A number of colleges in Pennsylvania are taking steps to reduce alcohol use among students, according to the Associated Press.
Bucknell University in Lewisburg has cancelled its annual House Party, a weekend of music, food and partying. In a letter to the campus community, Bucknell President John Bravman said 15 students at last year’s event were hospitalized with blood alcohol levels over 0.239—almost three time the legal definition for drunk driving. Two students had levels higher than 0.30.
“Quite frankly, it was a disaster from my point of view,” he told the AP. “I just can’t believe that anyone would actually argue that this has a mission purpose for this university.”
Temple University in Philadelphia has cancelled its Spring Fling, a decades-old event. Temple’s Dean of Students, Stephanie Ives, said many students used the event as an opportunity to skip class and drink. “Our academic mission was being undermined” by the behavior, she said, adding that student health was also a major concern. This year, a female student visiting Temple during Spring Fling died after falling from a rooftop party, in what appeared to be an accident.

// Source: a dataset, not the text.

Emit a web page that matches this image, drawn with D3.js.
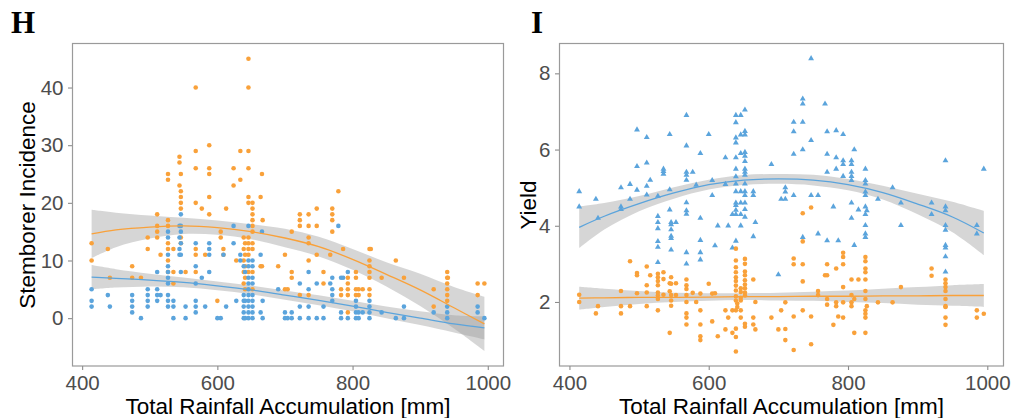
<!DOCTYPE html>
<html><head><meta charset="utf-8">
<script src="https://cdn.jsdelivr.net/npm/d3@7"></script>
<style>
body{margin:0;background:#fff;}
svg{display:block;font-family:"Liberation Sans",Arial,sans-serif;}
</style>
</head><body>
<svg id="c" width="1013" height="418"></svg>
<script>
// ---------- tick labels ----------
const xTicks = [400, 600, 800, 1000];
const hYTicks = [0, 10, 20, 30, 40];
const iYTicks = [2, 4, 6, 8];
const xTitle = "Total Rainfall Accumulation [mm]";

// ---------- Panel H : Stemborer incidence, [rainfall, [values]] ----------
const hOrange = [
 [414,[13,10]],[438,[12]],[441,[7]],[474,[9,7]],[487,[7]],[497,[14,12]],
 [511,[18,16,15,14]],[516,[11]],[527,[25,24,17,16,13,12,10,8]],[535,[12,8,6]],
 [544,[28,27,23]],[546,[25,22,21,20,19,14,13]],[553,[8]],[568,[40,29,26,20,12,11,8]],
 [577,[19]],[582,[11]],[588,[30,26,25,21,18]],[600,[3]],[605,[15,14]],[609,[12,11]],
 [613,[19]],[624,[26,23]],[628,[10]],[634,[29,24]],[639,[14,12,10,8,6]],[641,[13,11,9,7,5]],
 [646,[45,40,29,26,21,20,14,13,12,11,8]],[652,[20,19,18,17,16,15,13,12,8,5]],
 [664,[21,9]],[666,[25,9]],[667,[17]],[690,[9]],[700,[11,5]],[704,[5]],[710,[15,8,7]],
 [722,[18,17,16,4]],[735,[18,16,14,13,10,4]],[747,[19,16,11]],[757,[8,6]],[767,[11]],
 [770,[19,18,17,15]],[779,[22]],[783,[5,4]],[786,[12]],[793,[7,6,5,4,1]],[805,[8,7,5,4]],
 [809,[5,4]],[815,[5]],[825,[12,10,9,8,7,5,4]],[827,[12]],[843,[7]],[864,[10]],[876,[7]],
 [920,[5,2]],[940,[8,7,6,5,4,3]],[941,[7]],[985,[6,4]],[995,[6]]
];
const hBlue = [
 [414,[5,3,2]],[438,[4]],[441,[2]],[474,[4,3,2,1]],[487,[0]],[497,[5,4,3,2]],
 [511,[8,5,4,3]],[516,[4]],[527,[15,14,11,9,8,7,6,4,3,2]],[535,[3,2,0]],
 [544,[16,14,12,11]],[546,[18,16,15,13,11,8]],[553,[2,0]],[568,[13,9,6,3,2,1]],
 [577,[7]],[582,[2]],[588,[13,12,11,8]],[600,[0]],[605,[0]],[609,[11]],[613,[2]],
 [624,[16,13]],[628,[3]],[634,[11,10]],[639,[9,4,3,2,1,0]],[641,[8,3,0]],
 [646,[16,10,9,7,6,5,4,3,2,1,0]],[652,[10,9,7,6,4,3,2,1,0]],[664,[11,1]],[666,[15]],
 [667,[3,0]],[690,[5]],[700,[1,0]],[704,[0]],[710,[1,0]],[722,[6,2,0]],[735,[8,5,2,0]],
 [747,[6,0]],[757,[2,0]],[767,[6]],[770,[7,5,4,3]],[779,[16]],[783,[7,1,0]],[786,[7]],
 [793,[8,0]],[805,[3,2,1,0]],[809,[1,0]],[815,[1]],[825,[3,2,1,0]],[843,[1]],[864,[0]],
 [876,[2,0]],[920,[1]],[940,[2,1,0]],[985,[2,1]],[995,[0]]
];

// ---------- Panel I : Yield ----------
const iBlue = [
 [414,[4.90,4.50]],[438,[4.70]],[441,[4.20]],[474,[5.00,4.50,4.43]],[487,[5.09,4.70]],
 [497,[6.52,5.56,4.94]],[511,[6.32,5.65,5.04,4.81]],[516,[5.20]],
 [527,[4.78,4.25,4.09,3.93,3.59,3.44,3.04]],[535,[5.43,5.49,5.36]],[544,[6.40,4.95,4.42]],
 [546,[4.09,4.03,3.90,3.73,3.67,3.37]],[553,[4.09]],
 [568,[6.90,6.10,5.41,5.33,5.20,4.61,4.40,4.31,3.30,3.00]],[577,[5.41]],[582,[5.07]],
 [588,[5.90,4.20,3.62,3.30,3.11]],[600,[6.40]],[605,[5.19,4.80]],[609,[3.48]],[613,[4.00]],
 [624,[5.79,5.09]],[628,[4.00]],[634,[4.30,3.42]],
 [639,[6.90,6.71,6.31,6.18,5.79,5.49,5.29,5.10,4.90,4.60,4.54,4.41,4.30,3.60]],
 [646,[6.90,6.39,5.90,4.90,4.60,4.30,4.00]],
 [652,[7.04,6.48,6.39,5.93,5.83,5.69,5.49,5.41,5.33,5.10,4.90,4.80,4.60,4.43,4.23]],
 [664,[4.90,4.80,3.72]],[667,[4.09]],[690,[5.61]],[700,[2.72]],[704,[4.70]],
 [710,[5.00,4.89,4.70]],[722,[6.72,6.47,5.88,4.80]],[735,[7.33,7.20,6.72,6.00,3.70]],
 [747,[8.39,6.24,4.80]],[757,[4.80,3.79]],[767,[7.20]],[770,[6.47,5.88,5.41,3.61]],
 [779,[4.50]],[783,[6.50,5.79,5.49]],[786,[3.61]],[793,[6.40,5.71,5.61,5.30]],
 [805,[5.71,5.61,5.41,5.30,5.19,4.60,4.20]],[809,[6.00,3.49]],[815,[4.42]],
 [825,[5.49,5.19,5.10,4.89,4.80,4.50,4.30,4.01,3.79,3.70]],[827,[4.40]],[843,[4.70]],
 [864,[5.00]],[876,[4.60,4.01]],[920,[4.60,4.30]],
 [940,[5.71,4.50,4.40,4.01,3.89,3.49,3.42,3.19,2.79]],[985,[4.01,3.79]],[995,[5.49]]
];
const iOrange = [
 [414,[2.19,2.00]],[438,[1.70]],[441,[1.89]],[474,[2.29,1.89,1.70]],[487,[3.07,1.89]],
 [497,[2.76,2.70,2.23]],[511,[2.93,2.44,2.25,1.89]],[516,[2.70]],
 [527,[2.74,2.65,2.55,2.44,2.25,2.17,2.08,1.78]],[535,[2.78,2.60,2.19]],[544,[2.49,2.28,1.19]],
 [546,[2.65,2.48,2.18,2.04,1.90]],[553,[2.49,2.18]],
 [568,[2.59,2.44,2.34,2.18,2.00,1.70,1.59,1.41]],[577,[2.24]],[582,[2.00]],
 [588,[2.22,1.78,1.41,1.10,1.00]],[600,[2.48]],[605,[2.22,1.49]],[609,[2.23]],[613,[1.10]],
 [624,[1.78,1.28]],[628,[1.59]],[634,[1.78,1.19]],
 [639,[3.40,3.09,2.91,2.78,2.65,2.55,2.43,2.30,2.15,2.04,1.78,1.30,1.08,0.70]],[641,[1.96,1.87]],
 [646,[2.36,2.26,2.11,2.04,1.78,1.59]],
 [652,[3.13,3.00,2.80,2.70,2.57,2.46,2.36,2.25,2.17,1.43,1.35]],
 [664,[2.59,1.59,1.41]],[667,[2.00,1.28]],[690,[1.59]],[700,[1.28]],[704,[1.78]],
 [710,[1.99,1.29,1.00]],[722,[3.14,2.99,1.62,0.74]],[735,[4.33,3.59,2.99,2.54,1.78]],
 [747,[4.48,1.62,0.89]],[757,[2.29,2.18]],[767,[2.70]],[770,[2.99,2.70,2.08,1.93]],
 [779,[1.40]],[783,[2.88,1.99,1.89]],[786,[1.62]],[793,[3.29,3.18,2.99,2.39,1.99,1.59]],
 [805,[2.59,2.18,1.99,1.89]],[809,[2.08,1.19]],[815,[2.59]],
 [825,[3.18,3.07,2.88,2.78,2.59,2.29,2.08,1.78,1.69,1.59,1.19]],[827,[1.89]],[843,[1.99]],
 [864,[1.99]],[876,[2.39]],[920,[2.88,2.69]],
 [940,[2.59,2.49,2.39,2.29,2.08,1.89,1.87,1.59,1.40]],[985,[1.78,1.59]],[995,[1.69]]
];

// ---------- fitted smooths (fit value and half-width of confidence band) ----------
const smoothX   = [414, 450, 500, 550, 600, 650, 700, 750, 800, 850, 900, 950, 995];
const hOrangeFit = [14.6, 15.3, 15.8, 16.0, 15.7, 15.0, 13.9, 12.4, 10.2, 7.6, 4.9, 1.8, -1.0];
const hOrangeCI  = [4.2, 3.0, 2.0, 1.4, 1.25, 1.3, 1.6, 1.7, 1.8, 2.1, 2.8, 3.6, 4.7];
const hBlueFit   = [7.1, 6.9, 6.6, 6.2, 5.6, 4.9, 4.0, 3.1, 2.1, 1.0, 0.0, -1.0, -1.7];
const hBlueCI    = [2.1, 1.6, 1.1, 0.85, 0.75, 0.75, 0.8, 0.85, 0.9, 1.0, 1.2, 1.5, 2.0];
const iBlueFit   = [3.96, 4.25, 4.58, 4.86, 5.08, 5.20, 5.23, 5.20, 5.08, 4.87, 4.57, 4.23, 3.81];
const iBlueCI    = [0.55, 0.35, 0.2, 0.15, 0.13, 0.13, 0.13, 0.14, 0.15, 0.18, 0.27, 0.4, 0.58];
const iOrangeFit = [2.10, 2.11, 2.12, 2.12, 2.13, 2.14, 2.14, 2.15, 2.15, 2.16, 2.16, 2.17, 2.17];
const iOrangeCI  = [0.30, 0.24, 0.17, 0.12, 0.10, 0.09, 0.10, 0.12, 0.15, 0.19, 0.23, 0.27, 0.30];

const ORANGE = "#F9A13A", BLUE = "#5BA4DC";
const svg = d3.select("#c");

function flat(groups){ return groups.flatMap(([x, ys]) => ys.map(y => ({x, y}))); }

function drawPanel(cfg){
  const x = d3.scaleLinear().domain([385, 1024]).range([cfg.left, cfg.right]);
  const y = d3.scaleLinear().domain(cfg.yDomain).range([366, 44]);
  const g = svg.append("g");

  // ribbons
  cfg.smooths.forEach(s => {
    const d = smoothX.map((xv, i) => ({x: xv, f: s.fit[i], c: s.ci[i]}));
    g.append("path").datum(d)
      .attr("d", d3.area().curve(d3.curveCatmullRom)
        .x(p => x(p.x)).y0(p => y(p.f - p.c)).y1(p => y(p.f + p.c)))
      .attr("fill", "#999999").attr("fill-opacity", 0.4);
  });
  // points
  cfg.points.forEach(p => {
    const data = flat(p.data);
    if (p.shape === "tri") {
      g.selectAll(null).data(data).enter().append("path")
        .attr("d", d3.symbol(d3.symbolTriangle, 15)())
        .attr("transform", d => `translate(${x(d.x)},${y(d.y)})`)
        .attr("fill", p.color);
    } else {
      g.selectAll(null).data(data).enter().append("circle")
        .attr("cx", d => x(d.x)).attr("cy", d => y(d.y)).attr("r", 2.3)
        .attr("fill", p.color);
    }
  });
  // fit lines
  cfg.smooths.forEach(s => {
    const d = smoothX.map((xv, i) => ({x: xv, f: s.fit[i]}));
    g.append("path").datum(d)
      .attr("d", d3.line().curve(d3.curveCatmullRom).x(p => x(p.x)).y(p => y(p.f)))
      .attr("fill", "none").attr("stroke", s.color).attr("stroke-width", 1.3);
  });
  // border
  g.append("rect").attr("x", cfg.left + 0.5).attr("y", 43.5)
    .attr("width", cfg.right - cfg.left - 1).attr("height", 366 - 43.5)
    .attr("fill", "none").attr("stroke", "#9a9a9a").attr("stroke-width", 1.2);

  // axes
  const ax = g.append("g").attr("transform", "translate(0,366)")
    .call(d3.axisBottom(x).tickValues(xTicks).tickSize(4).tickPadding(5.5).tickFormat(d3.format("d")));
  const ay = g.append("g").attr("transform", `translate(${cfg.left},0)`)
    .call(d3.axisLeft(y).tickValues(cfg.yTicks).tickSize(4).tickPadding(4.5).tickFormat(d3.format("d")));
  [ax, ay].forEach(a => {
    a.select(".domain").remove();
    a.selectAll(".tick line").attr("stroke", "#8c8c8c").attr("stroke-width", 1.1);
    a.selectAll(".tick text").attr("fill", "#4d4d4d").style("font-size", "20.5px")
      .style("font-family", '"Liberation Sans",Arial,sans-serif');
  });

  // titles
  g.append("text").attr("x", (cfg.left + cfg.right) / 2).attr("y", 414)
    .attr("text-anchor", "middle").style("font-size", "22.5px").attr("fill", "#000").text(xTitle);
  g.append("text").attr("transform", `translate(${cfg.yTitleX},205) rotate(-90)`)
    .attr("text-anchor", "middle").style("font-size", "22.5px").attr("fill", "#000").text(cfg.yTitle);
  g.append("text").attr("x", cfg.letterX).attr("y", 32.5)
    .style("font-family", '"Liberation Serif","Times New Roman",serif')
    .style("font-weight", "bold").style("font-size", "31px").attr("fill", "#000").text(cfg.letter);
}

drawPanel({
  left: 72, right: 504, yDomain: [-8.3, 47.55], yTicks: hYTicks,
  yTitle: "Stemborer Incidence", yTitleX: 35, letter: "H", letterX: 11,
  points: [{data: hOrange, color: ORANGE, shape: "circle"}, {data: hBlue, color: BLUE, shape: "circle"}],
  smooths: [{fit: hOrangeFit, ci: hOrangeCI, color: ORANGE}, {fit: hBlueFit, ci: hBlueCI, color: BLUE}]
});
drawPanel({
  left: 559, right: 1004, yDomain: [0.32, 8.77], yTicks: iYTicks,
  yTitle: "Yield", yTitleX: 536, letter: "I", letterX: 531,
  points: [{data: iBlue, color: BLUE, shape: "tri"}, {data: iOrange, color: ORANGE, shape: "circle"}],
  smooths: [{fit: iBlueFit, ci: iBlueCI, color: BLUE}, {fit: iOrangeFit, ci: iOrangeCI, color: ORANGE}]
});
</script>
</body></html>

Pennsylvania State University paid 34 bars and restaurants $167,000 to not serve alcohol during last spring’s student-organized “State Patty’s Day.” A task force at the University of Pennsylvania is evaluating the school’s alcohol and safety policies.
According to the 2012 National Survey on Drug Use and Health, among full-time college students in 2012, 60.3 percent were current drinkers, 40.1 percent were binge drinkers, and 14.4 percent were heavy drinkers.